> DATA:
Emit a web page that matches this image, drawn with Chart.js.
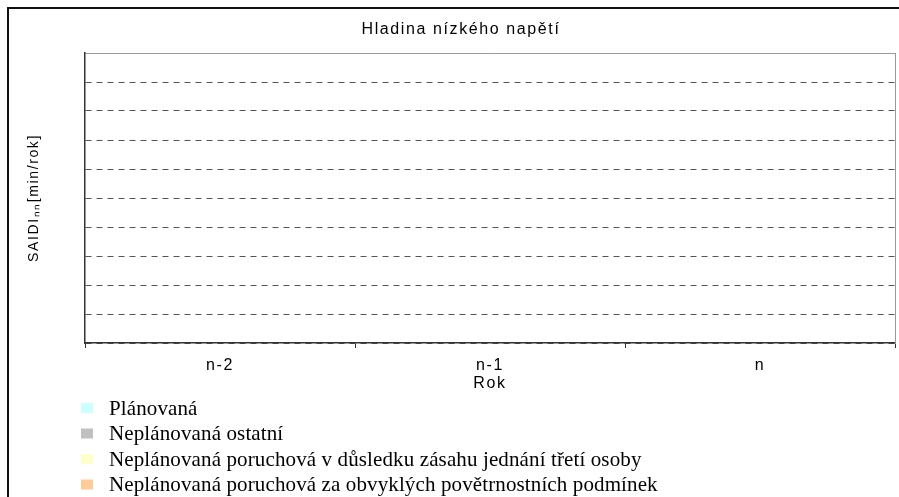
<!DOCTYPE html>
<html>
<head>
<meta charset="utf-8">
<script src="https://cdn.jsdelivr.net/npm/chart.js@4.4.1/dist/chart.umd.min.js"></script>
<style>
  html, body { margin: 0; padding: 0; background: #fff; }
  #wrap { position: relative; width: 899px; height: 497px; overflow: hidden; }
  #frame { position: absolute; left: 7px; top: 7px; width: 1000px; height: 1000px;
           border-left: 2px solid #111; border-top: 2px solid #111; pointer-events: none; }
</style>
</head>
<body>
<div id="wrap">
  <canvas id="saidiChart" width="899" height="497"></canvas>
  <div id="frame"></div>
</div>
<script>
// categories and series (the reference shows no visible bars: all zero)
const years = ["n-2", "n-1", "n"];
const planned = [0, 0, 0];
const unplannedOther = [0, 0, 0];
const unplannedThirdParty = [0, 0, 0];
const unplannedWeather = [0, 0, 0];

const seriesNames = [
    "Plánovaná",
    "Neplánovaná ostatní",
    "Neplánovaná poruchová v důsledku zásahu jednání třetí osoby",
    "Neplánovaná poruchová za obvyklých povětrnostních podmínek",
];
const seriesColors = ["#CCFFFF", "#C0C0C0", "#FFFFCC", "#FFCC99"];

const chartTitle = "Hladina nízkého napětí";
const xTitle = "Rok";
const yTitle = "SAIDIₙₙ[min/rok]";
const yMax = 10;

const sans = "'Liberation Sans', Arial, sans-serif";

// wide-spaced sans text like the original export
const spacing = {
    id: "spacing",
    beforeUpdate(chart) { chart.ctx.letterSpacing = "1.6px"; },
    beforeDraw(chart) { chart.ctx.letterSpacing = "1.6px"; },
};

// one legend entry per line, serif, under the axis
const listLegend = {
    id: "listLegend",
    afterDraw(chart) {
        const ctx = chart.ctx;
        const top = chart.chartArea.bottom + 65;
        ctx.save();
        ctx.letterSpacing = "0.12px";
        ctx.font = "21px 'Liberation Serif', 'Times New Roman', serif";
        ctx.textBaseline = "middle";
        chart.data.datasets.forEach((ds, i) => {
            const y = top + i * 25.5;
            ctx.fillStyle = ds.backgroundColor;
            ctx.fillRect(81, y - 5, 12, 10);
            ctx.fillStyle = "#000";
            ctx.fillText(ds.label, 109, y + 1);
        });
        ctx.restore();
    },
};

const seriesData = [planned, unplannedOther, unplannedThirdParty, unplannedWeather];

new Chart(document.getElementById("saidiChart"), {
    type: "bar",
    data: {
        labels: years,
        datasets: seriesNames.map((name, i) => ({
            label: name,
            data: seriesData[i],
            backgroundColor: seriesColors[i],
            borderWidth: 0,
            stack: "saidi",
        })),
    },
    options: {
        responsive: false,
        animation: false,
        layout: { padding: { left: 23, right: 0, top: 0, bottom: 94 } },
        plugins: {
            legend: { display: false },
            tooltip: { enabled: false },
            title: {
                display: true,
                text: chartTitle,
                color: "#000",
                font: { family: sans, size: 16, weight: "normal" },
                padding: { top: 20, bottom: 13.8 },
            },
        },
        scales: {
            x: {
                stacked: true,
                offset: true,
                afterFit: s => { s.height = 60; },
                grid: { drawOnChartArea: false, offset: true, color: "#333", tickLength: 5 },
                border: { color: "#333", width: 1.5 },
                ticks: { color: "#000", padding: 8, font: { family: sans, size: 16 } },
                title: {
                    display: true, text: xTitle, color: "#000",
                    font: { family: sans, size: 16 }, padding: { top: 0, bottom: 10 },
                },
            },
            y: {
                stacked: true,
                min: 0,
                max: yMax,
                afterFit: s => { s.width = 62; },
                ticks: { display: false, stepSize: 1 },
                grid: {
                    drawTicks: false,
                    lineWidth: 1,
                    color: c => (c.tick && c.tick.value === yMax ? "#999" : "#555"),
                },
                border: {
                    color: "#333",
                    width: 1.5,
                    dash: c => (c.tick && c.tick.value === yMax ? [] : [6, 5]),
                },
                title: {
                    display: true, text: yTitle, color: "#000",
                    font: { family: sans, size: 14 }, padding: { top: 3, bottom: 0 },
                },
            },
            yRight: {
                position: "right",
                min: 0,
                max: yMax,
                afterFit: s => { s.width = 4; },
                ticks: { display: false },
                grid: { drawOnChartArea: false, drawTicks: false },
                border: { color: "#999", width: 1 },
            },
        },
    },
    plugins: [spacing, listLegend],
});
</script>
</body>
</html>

> WORK TO COMPLETE:
Leave out the pictures and retype every line above exactly.

> THE RESPONSE:
Emit a web page that matches this image, drawn with Chart.js.
<!DOCTYPE html>
<html>
<head>
<meta charset="utf-8">
<script src="https://cdn.jsdelivr.net/npm/chart.js@4.4.1/dist/chart.umd.min.js"></script>
<style>
  html, body { margin: 0; padding: 0; background: #fff; }
  #wrap { position: relative; width: 899px; height: 497px; overflow: hidden; }
  #frame { position: absolute; left: 7px; top: 7px; width: 1000px; height: 1000px;
           border-left: 2px solid #111; border-top: 2px solid #111; pointer-events: none; }
</style>
</head>
<body>
<div id="wrap">
  <canvas id="saidiChart" width="899" height="497"></canvas>
  <div id="frame"></div>
</div>
<script>
// categories and series (the reference shows no visible bars: all zero)
const years = ["n-2", "n-1", "n"];
const planned = [0, 0, 0];
const unplannedOther = [0, 0, 0];
const unplannedThirdParty = [0, 0, 0];
const unplannedWeather = [0, 0, 0];

const seriesNames = [
    "Plánovaná",
    "Neplánovaná ostatní",
    "Neplánovaná poruchová v důsledku zásahu jednání třetí osoby",
    "Neplánovaná poruchová za obvyklých povětrnostních podmínek",
];
const seriesColors = ["#CCFFFF", "#C0C0C0", "#FFFFCC", "#FFCC99"];

const chartTitle = "Hladina nízkého napětí";
const xTitle = "Rok";
const yTitle = "SAIDIₙₙ[min/rok]";
const yMax = 10;

const sans = "'Liberation Sans', Arial, sans-serif";

// wide-spaced sans text like the original export
const spacing = {
    id: "spacing",
    beforeUpdate(chart) { chart.ctx.letterSpacing = "1.6px"; },
    beforeDraw(chart) { chart.ctx.letterSpacing = "1.6px"; },
};

// one legend entry per line, serif, under the axis
const listLegend = {
    id: "listLegend",
    afterDraw(chart) {
        const ctx = chart.ctx;
        const top = chart.chartArea.bottom + 65;
        ctx.save();
        ctx.letterSpacing = "0.12px";
        ctx.font = "21px 'Liberation Serif', 'Times New Roman', serif";
        ctx.textBaseline = "middle";
        chart.data.datasets.forEach((ds, i) => {
            const y = top + i * 25.5;
            ctx.fillStyle = ds.backgroundColor;
            ctx.fillRect(81, y - 5, 12, 10);
            ctx.fillStyle = "#000";
            ctx.fillText(ds.label, 109, y + 1);
        });
        ctx.restore();
    },
};

const seriesData = [planned, unplannedOther, unplannedThirdParty, unplannedWeather];

new Chart(document.getElementById("saidiChart"), {
    type: "bar",
    data: {
        labels: years,
        datasets: seriesNames.map((name, i) => ({
            label: name,
            data: seriesData[i],
            backgroundColor: seriesColors[i],
            borderWidth: 0,
            stack: "saidi",
        })),
    },
    options: {
        responsive: false,
        animation: false,
        layout: { padding: { left: 23, right: 0, top: 0, bottom: 94 } },
        plugins: {
            legend: { display: false },
            tooltip: { enabled: false },
            title: {
                display: true,
                text: chartTitle,
                color: "#000",
                font: { family: sans, size: 16, weight: "normal" },
                padding: { top: 20, bottom: 13.8 },
            },
        },
        scales: {
            x: {
                stacked: true,
                offset: true,
                afterFit: s => { s.height = 60; },
                grid: { drawOnChartArea: false, offset: true, color: "#333", tickLength: 5 },
                border: { color: "#333", width: 1.5 },
                ticks: { color: "#000", padding: 8, font: { family: sans, size: 16 } },
                title: {
                    display: true, text: xTitle, color: "#000",
                    font: { family: sans, size: 16 }, padding: { top: 0, bottom: 10 },
                },
            },
            y: {
                stacked: true,
                min: 0,
                max: yMax,
                afterFit: s => { s.width = 62; },
                ticks: { display: false, stepSize: 1 },
                grid: {
                    drawTicks: false,
                    lineWidth: 1,
                    color: c => (c.tick && c.tick.value === yMax ? "#999" : "#555"),
                },
                border: {
                    color: "#333",
                    width: 1.5,
                    dash: c => (c.tick && c.tick.value === yMax ? [] : [6, 5]),
                },
                title: {
                    display: true, text: yTitle, color: "#000",
                    font: { family: sans, size: 14 }, padding: { top: 3, bottom: 0 },
                },
            },
            yRight: {
                position: "right",
                min: 0,
                max: yMax,
                afterFit: s => { s.width = 4; },
                ticks: { display: false },
                grid: { drawOnChartArea: false, drawTicks: false },
                border: { color: "#999", width: 1 },
            },
        },
    },
    plugins: [spacing, listLegend],
});
</script>
</body>
</html>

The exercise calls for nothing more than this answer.